Рут наморщила лоб, но потом до нее дошло:
– Не будем, конечно.
– Насколько я знаю, у нее все хорошо. Она вернулась на работу.
– Это надо же! – Голос Рут звучал с неподдельным изумлением. – Молодчина. Мне нравится ее психотерапевт. Такого я порекомендовала бы любому. Вы помните, когда Эмили почти поселилась у нас в участке? Он приходил и говорил с ней, потому что мы не могли сообщить ей ничего нового. Сразу видно, что и человек хороший, и специалист превосходный…
Выходя из ратуши, Джеральдин увидела на ступеньках целующуюся парочку. Великолепное здание, в котором, помимо прочего, располагался круглосуточный диспетчерский пункт видеонаблюдения, вмещало в себя приемную мэра, городской архив и ЗАГС. Похоже, именно это и было причиной их страстных объятий на ступеньках, решила Джеральдин, увидев в руке у женщины букетик белых роз. Отведя взгляд, она прокрутила на экране телефона список контактов и набрала номер Эрика Хадсона.
– Добрый день, инспектор Саттон, – ответил ей голос в трубке.
Джеральдин улыбнулась. Ей нравился звук его голоса – размеренный, теплый и с легкими нотками юмора. Если б она была способна влюбиться в мужчину только по его голосу, Эрик победил бы с большим отрывом от остальных. Говор ее мужа был чисто бристольским. Впрочем, она уже привыкла и к его акценту, и к словечкам. Главное, чтобы дети их не копировали.
– Привет, Эрик, я звоню по поводу Эмили Джейкобс. Как, по-твоему, ее дела? Нет, я не жду, что ты нарушишь конфиденциальность и все такое, просто хочу узнать твое мнение по поводу ее последней находки.
Психолог молчал, и Джеральдин на секунду подумала, что прервалась связь.
– Что за последняя находка?
Черт, какое счастье, что он не видит ее лицо! Внезапно она ощутила себя круглой дурой. С какой стати Эрику знать о том, что произошло только сегодня?
– Просто подумалось, вдруг она сказала тебе об этом, и у тебя может быть на этот счет свое мнение… Эмили нашла это только сегодня утром и наверняка сама расскажет тебе, что именно… Я-то не могу, поскольку в данный момент это часть продолжающегося расследования. Информация должна поступить к тебе непосредственно от нее. Понимаешь?

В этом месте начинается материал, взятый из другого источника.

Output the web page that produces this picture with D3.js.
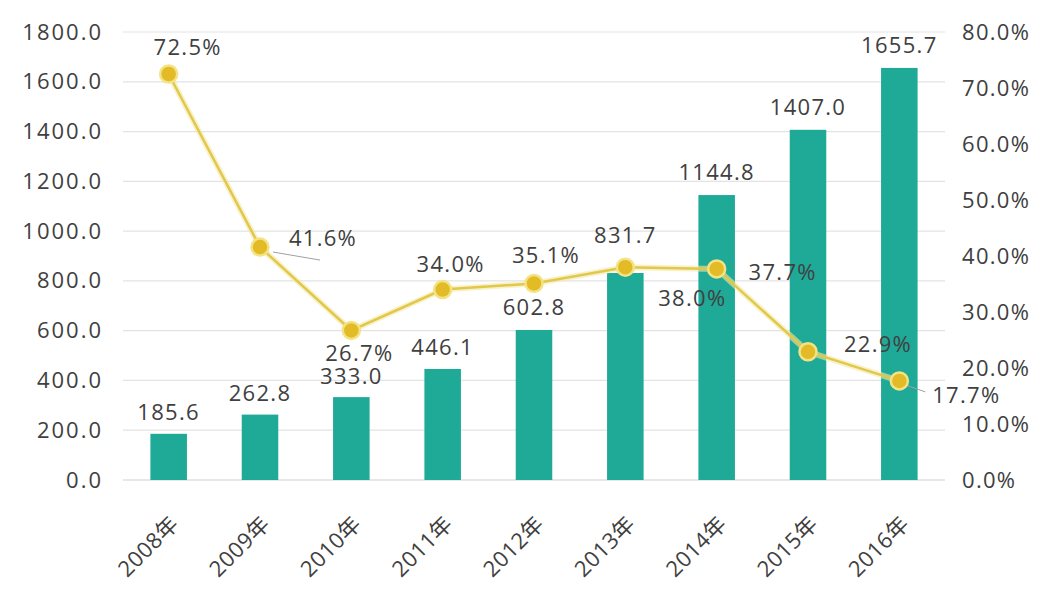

– Разумеется, – ответил он более чем серьезно. – Пусть Эмили все расскажет сама. Это хорошая находка?
Джеральдин вздохнула:
– Пока не знаю. Нам еще предстоит проверить это.
Они попрощались. Джеральдин увидела, что получила эсэмэску от Эмили: «Спасибо за чай. Напугана и взволнована на ближайшие несколько часов. Надеюсь, вы ее обнаружите».
Джеральдин вздохнула. Она очень надеялась, что Эмили найдет образец почерка Зои, и это развеет ее сомнения о том, что с запиской что-то не так.